KOLKATA| MUMBAI: Reserve Bank of India may revisit its policies to attract more foreign capital and restrict drainage of it to overseas markets, a move which will act as supplying oxygen to a capital-starved country.
This may also address the sharp volatility of rupee in currency market.
"The world today is flush with long-term savings in the nature of pension funds and corpus of insurance companies, our policy regime need to be nimble and accommodative enough to direct these to productive ventures in India. We are working towards this," RBI Deputy Governor BP Kanungo said.

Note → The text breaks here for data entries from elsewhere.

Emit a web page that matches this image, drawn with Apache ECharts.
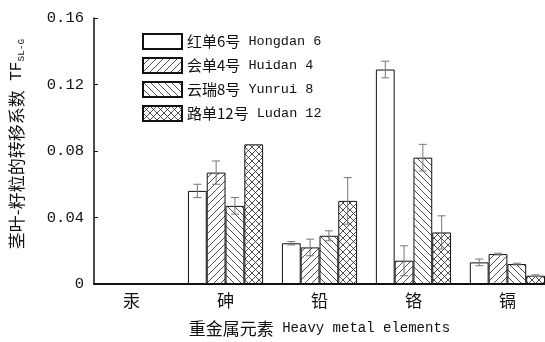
<!DOCTYPE html>
<html>

<head>
    <meta charset="utf-8">
    <title>TF SL-G</title>
    <script type="text/javascript" src="https://cdn.jsdelivr.net/npm/echarts@6/dist/echarts.min.js"></script>
</head>
<style type="text/css">
    html,
    body {
        margin: 0;
        padding: 0;
        background: #fff;
    }

    #main {
        width: 545px;
        height: 342px;
    }
</style>

<body>
    <div id="main"></div>

    <script type="text/javascript">
        // categories (heavy metals)
        var cats = ['汞', '砷', '铅', '铬', '镉'];
        // varieties
        var namesZh = ['红单6号', '会单4号', '云瑞8号', '路单12号'];
        var namesEn = ['Hongdan 6', 'Huidan 4', 'Yunrui 8', 'Ludan 12'];
        // transfer coefficients, one array per variety (order of cats)
        var hongdan = [0, 0.056, 0.0245, 0.129, 0.013];
        var huidan = [0, 0.067, 0.022, 0.014, 0.018];
        var yunrui = [0, 0.047, 0.029, 0.076, 0.012];
        var ludan = [0, 0.084, 0.050, 0.031, 0.005];
        // error (SD)
        var hongdanErr = [0, 0.004, 0.001, 0.005, 0.002];
        var huidanErr = [0, 0.007, 0.005, 0.009, 0.0005];
        var yunruiErr = [0, 0.005, 0.003, 0.008, 0.0005];
        var ludanErr = [0, 0, 0.014, 0.010, 0.0005];
        var yTicks = [0, 0.04, 0.08, 0.12, 0.16];

        var values = [hongdan, huidan, yunrui, ludan];
        var errs = [hongdanErr, huidanErr, yunruiErr, ludanErr];
        var legendNames = namesZh.map(function(z, i) {
            return z + ' ' + namesEn[i];
        });

        // hatch tiles
        function hatch(kind) {
            var s = 7;
            var c = document.createElement('canvas');
            c.width = s;
            c.height = s;
            var ctx = c.getContext('2d');
            ctx.fillStyle = '#fff';
            ctx.fillRect(0, 0, s, s);
            ctx.strokeStyle = '#222';
            ctx.lineWidth = 0.8;
            function up() {
                ctx.beginPath();
                ctx.moveTo(-1, s + 1);
                ctx.lineTo(s + 1, -1);
                ctx.moveTo(-1, 1);
                ctx.lineTo(1, -1);
                ctx.moveTo(s - 1, s + 1);
                ctx.lineTo(s + 1, s - 1);
                ctx.stroke();
            }
            function down() {
                ctx.beginPath();
                ctx.moveTo(-1, -1);
                ctx.lineTo(s + 1, s + 1);
                ctx.moveTo(s - 1, -1);
                ctx.lineTo(s + 1, 1);
                ctx.moveTo(-1, s - 1);
                ctx.lineTo(1, s + 1);
                ctx.stroke();
            }
            if (kind === 'up' || kind === 'cross') up();
            if (kind === 'down' || kind === 'cross') down();
            return { image: c, repeat: 'repeat' };
        }
        var fills = ['#fff', hatch('up'), hatch('down'), hatch('cross')];

        var chart = echarts.init(document.getElementById('main'));

        var series = [];
        values.forEach(function(vals, k) {
            series.push({
                name: legendNames[k],
                type: 'bar',
                barGap: '0%',
                barCategoryGap: '20%',
                itemStyle: {
                    color: fills[k],
                    borderColor: '#111',
                    borderWidth: 1
                },
                data: vals.map(function(v, i) {
                    return [i, v];
                })
            });
        });
        values.forEach(function(vals, k) {
            series.push({
                type: 'custom',
                z: 5,
                silent: true,
                renderItem: function(params, api) {
                    var i = api.value(0);
                    var v = api.value(1);
                    var e = api.value(2);
                    if (!e) return;
                    var bw = api.size([1, 0])[0] * 0.2;
                    var c = api.coord([i, v]);
                    var x = c[0] + (k - 1.5) * bw;
                    var y1 = api.coord([i, v + e])[1];
                    var y2 = api.coord([i, v - e])[1];
                    var st = { stroke: '#777', lineWidth: 1 };
                    return {
                        type: 'group',
                        children: [
                            { type: 'line', shape: { x1: x, y1: y1, x2: x, y2: y2 }, style: st },
                            { type: 'line', shape: { x1: x - 4, y1: y1, x2: x + 4, y2: y1 }, style: st },
                            { type: 'line', shape: { x1: x - 4, y1: y2, x2: x + 4, y2: y2 }, style: st }
                        ]
                    };
                },
                data: vals.map(function(v, i) {
                    return [i, v, errs[k][i]];
                })
            });
        });

        var option = {
            animation: false,
            backgroundColor: '#fff',
            grid: {
                left: 92,
                right: 0,
                top: 18,
                bottom: 58
            },
            legend: {
                data: legendNames,
                orient: 'vertical',
                left: 137,
                top: 28,
                itemWidth: 39,
                itemHeight: 15,
                itemGap: 7,
                icon: 'rect',
                formatter: function(name) {
                    var k = legendNames.indexOf(name);
                    return '{zh|' + namesZh[k] + '}{en| ' + namesEn[k] + '}';
                },
                textStyle: {
                    color: '#111',
                    rich: {
                        zh: { fontFamily: 'Noto Sans CJK SC', fontSize: 15, color: '#111' },
                        en: { fontFamily: 'Liberation Mono', fontSize: 13.5, color: '#111' }
                    }
                }
            },
            xAxis: {
                type: 'value',
                min: -0.4,
                max: 4.4,
                name: '{zh|重金属元素}{en| Heavy metal elements}',
                nameLocation: 'middle',
                nameGap: 36,
                nameTextStyle: {
                    rich: {
                        zh: { fontFamily: 'Noto Sans CJK SC', fontSize: 17, color: '#111' },
                        en: { fontFamily: 'Liberation Mono', fontSize: 14, color: '#111' }
                    }
                },
                splitLine: { show: false },
                axisTick: { show: false },
                axisLine: { lineStyle: { color: '#111', width: 2 } },
                axisLabel: {
                    customValues: [0, 1, 2, 3, 4],
                    formatter: function(v) {
                        return cats[Math.round(v)];
                    },
                    margin: 8,
                    fontFamily: 'Noto Sans CJK SC',
                    fontSize: 17,
                    color: '#111'
                }
            },
            yAxis: {
                type: 'value',
                min: 0,
                max: 0.16,
                interval: 0.04,
                name: '{zh|茎叶-籽粒的转移系数}{en| TF}{sub|SL-G}',
                nameLocation: 'middle',
                nameRotate: 90,
                nameGap: 68,
                nameTextStyle: {
                    padding: [0, 0, 0, 14],
                    rich: {
                        zh: { fontFamily: 'Noto Sans CJK SC', fontSize: 17, color: '#111' },
                        en: { fontFamily: 'Liberation Mono', fontSize: 16, color: '#111' },
                        sub: { fontFamily: 'Liberation Mono', fontSize: 9.5, color: '#111', verticalAlign: 'bottom', padding: [9, 0, 0, 0] }
                    }
                },
                splitLine: { show: false },
                axisLine: { show: true, onZero: false, lineStyle: { color: '#111', width: 1.5 } },
                axisTick: { show: true, inside: true, length: 4, lineStyle: { color: '#111' } },
                axisLabel: {
                    margin: 10,
                    fontFamily: 'Liberation Mono',
                    fontSize: 15.5,
                    color: '#111',
                    formatter: function(v) {
                        return v === 0 ? '0' : v.toFixed(2);
                    }
                }
            },
            series: series
        };
        chart.setOption(option);
    </script>
</body>

</html>
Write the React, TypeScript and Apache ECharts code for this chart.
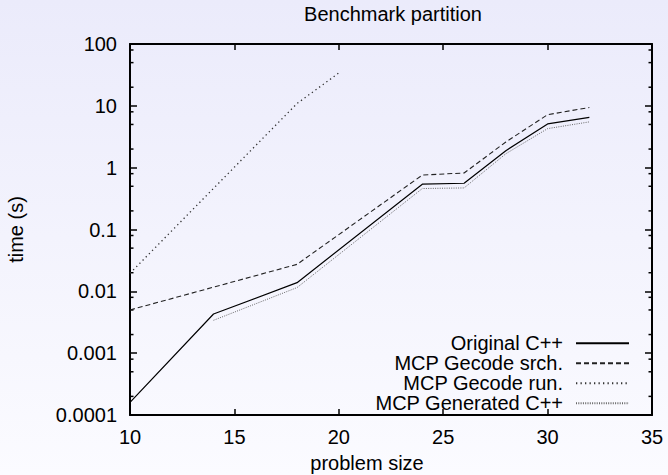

On the issue of overseas investment by local entities, he said that several start-ups including individual entrepreneurs invest in India through a holding company overseas primarily because of the ease of raising capital in a foreign jurisdiction, whereas the economic activity is located in India, generating employment, revenue and economic value.
"We, along with the government, shall take a relook at any misgivings about regulatory regime in this regard and take necessary corrective action," Kanungo said at FEDAI Annual Conference at Beijing held on April 19.
RBI has uploaded a copy of his speech Thursday.
"Why should a capital deficit country export capital? Shouldn’t overseas investment be considered on the basis of the returns it generates," he said.
Capital outflows from the country has mostly been for direct investment for acquiring economic assets such as coalfields or oilfields.
India is among the world’s fastest growing countries and is the world’s third largest economy today in PPP terms. It is among the global investors’ preferred destination.
"Talking of the need of infrastructure sectors, we cannot help notice the emergence of a new class of investors: venture capital and private equity funds," Kanungo said.
Investment by these funds constitute about 35-40% of the FDI inflows in the past few years. But RBI has no differentiated policy for equity and debt outflows.
The current regime permits wide latitude of freedom to VC investors in select sectors perceived to be economically important but risky for normal FDI.
"Perhaps there is a need to consider private equity investment in its totality and see if a modulation of policy regime is warranted, including wider and innovative debt funding, hybrid instruments, etc particularly in so far as they relate to priority areas such as infrastructure, non-conventional energy, health, education and other social impact areas. This is engaging our attention," the RBI executive said.